Shays Says “Do it in a heartbeat”
By Jonathan Pearson on Tuesday, July 12th, 2011
As the Smithsonian Folklife Festival drew to a close, former Connecticut Congressman Chris Shays (Fiji 68-70) said, “Anyone thinking about doing the Peace Corps should examine it.” And, if they remain interested, they should “do it in a heartbeat…do it.”
Shays served in Fiji with his wife Betsi, who added that Peace Corps service “is not a summer camp. There needs to be a deep, deep commitment.” For those who possess the commitment, Betsi said Peace Corps can truly be a transformative experience.

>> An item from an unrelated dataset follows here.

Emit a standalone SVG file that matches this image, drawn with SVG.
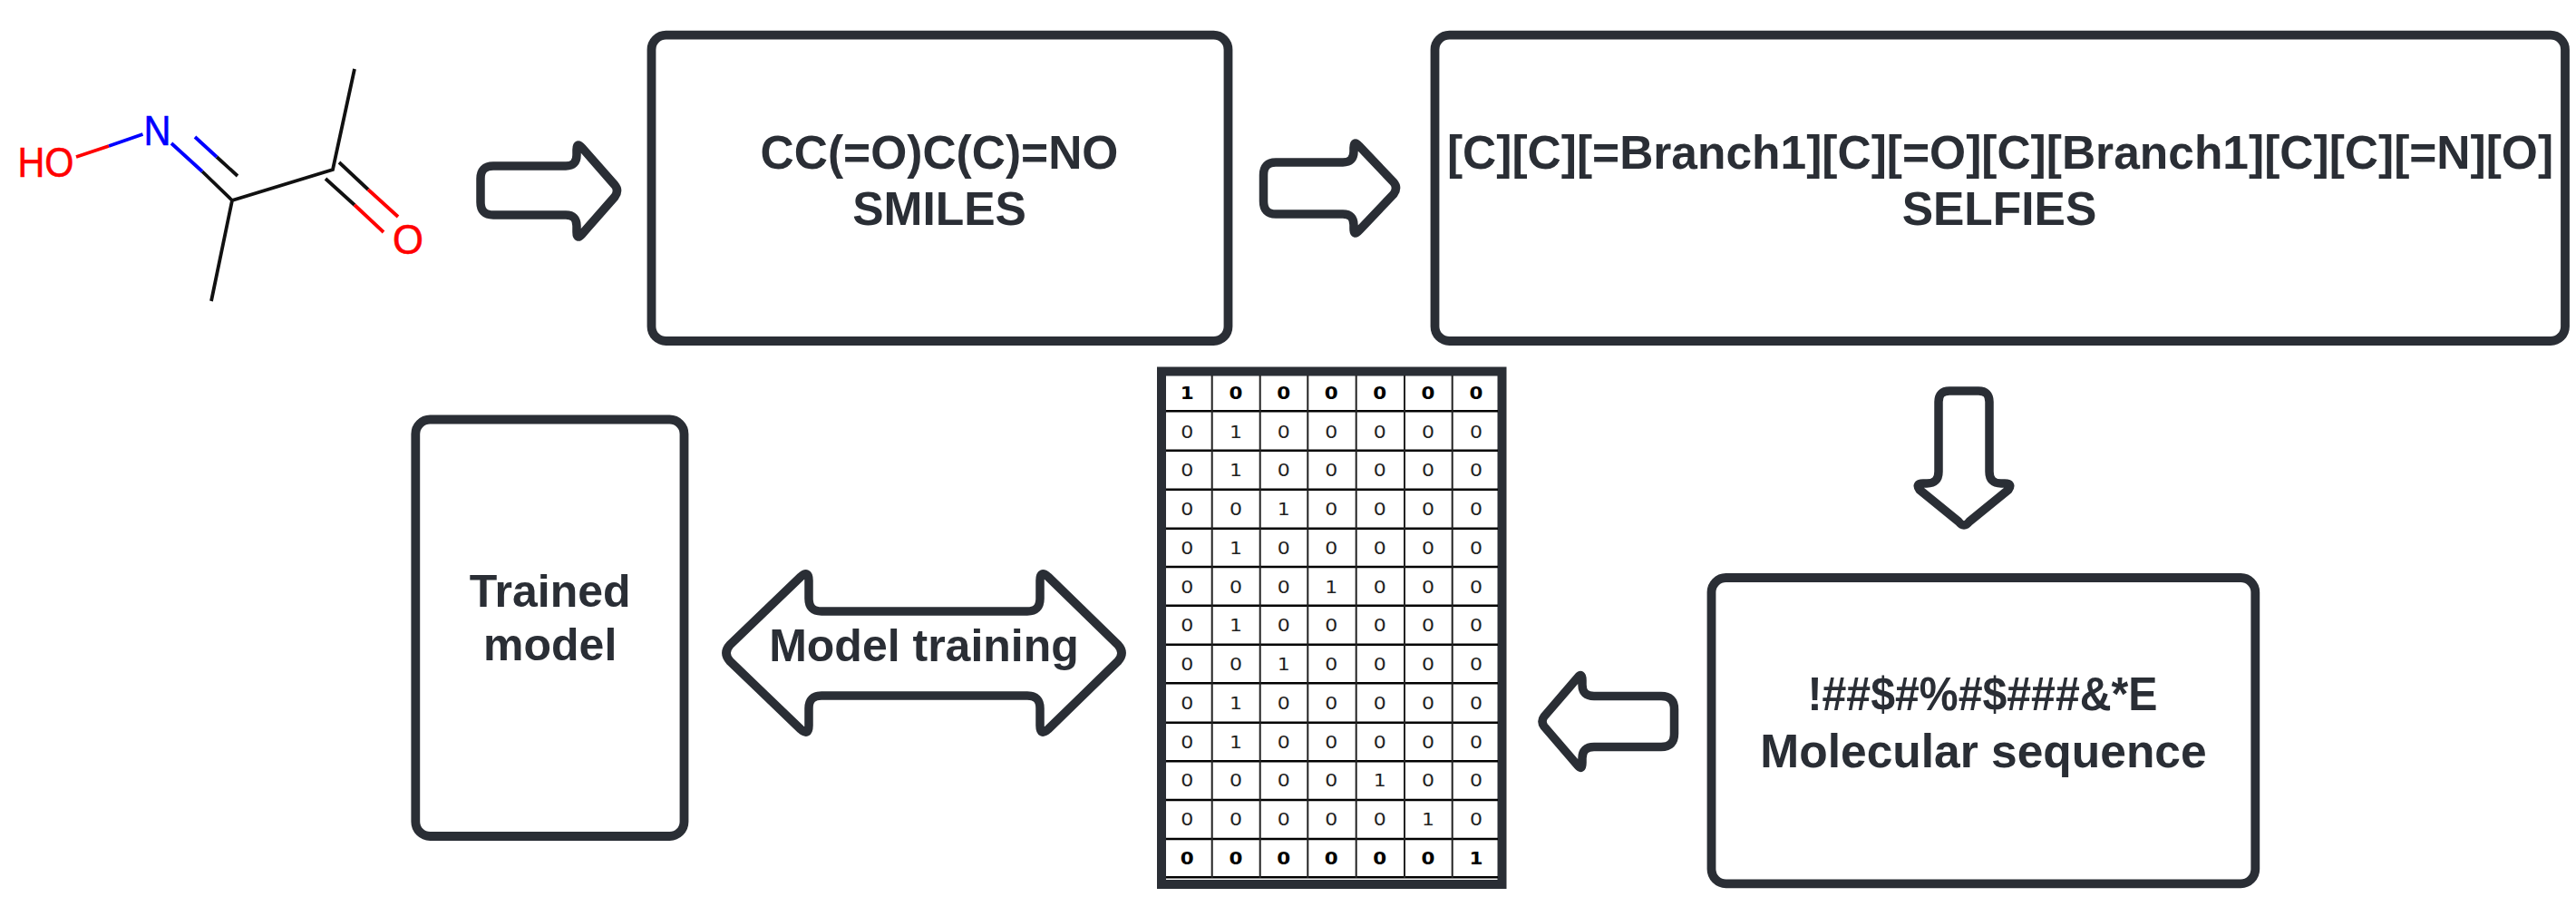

While many aspects of Peace Corps service have not changed in fifty years, other aspects are very different. Much of the conversation with Chris and Betsi on the “Peace Porch” considered some of those issues.
One change is that families are now encouraged to visit volunteers during their service. ”It’s a good change. There’s no reason not to,” said Chris. Reflecting on his service, he noted that the change fits in with Fijian culture. ”Fijians think it’s unnatural to be away from your family. Normalcy is a good thing.”
Changes come not just to the volunteers, but also the countries where they serve. The Shays’ experienced this during a two-week trip thirty years after they served. Seeing so many people with cell phones and internet access was strange. They also saw young people facing AIDS and drug abuse, and struggling to understand their identity as outside cultures pressed in. Betsi recalled seeing a billboard promoting home security systems, something that was unthinkable thirty years earlier.
When asked to assess the pros and cons of progress and the role Peace Corps plays, Chris noted that volunteers wrestle with that question. He offered this thought in light of a world of growing populations. ”You are not there to westernize. You are not there to Americanize. But you are there to urbanize them, for that part is inevitable. You’re there to teach life skills for a life that is going to descend upon them.” Betsi added that volunteers can “help preserve all that is good about a host country and its culture.”
Meanwhile, some things never change. As the discussion – and the festival – reached its final hour, Betsi offered a closing remark that applies to all 139 countries where Peace Corps Volunteers have served. ”What hadn’t changed was the graciousness and goodness of people.”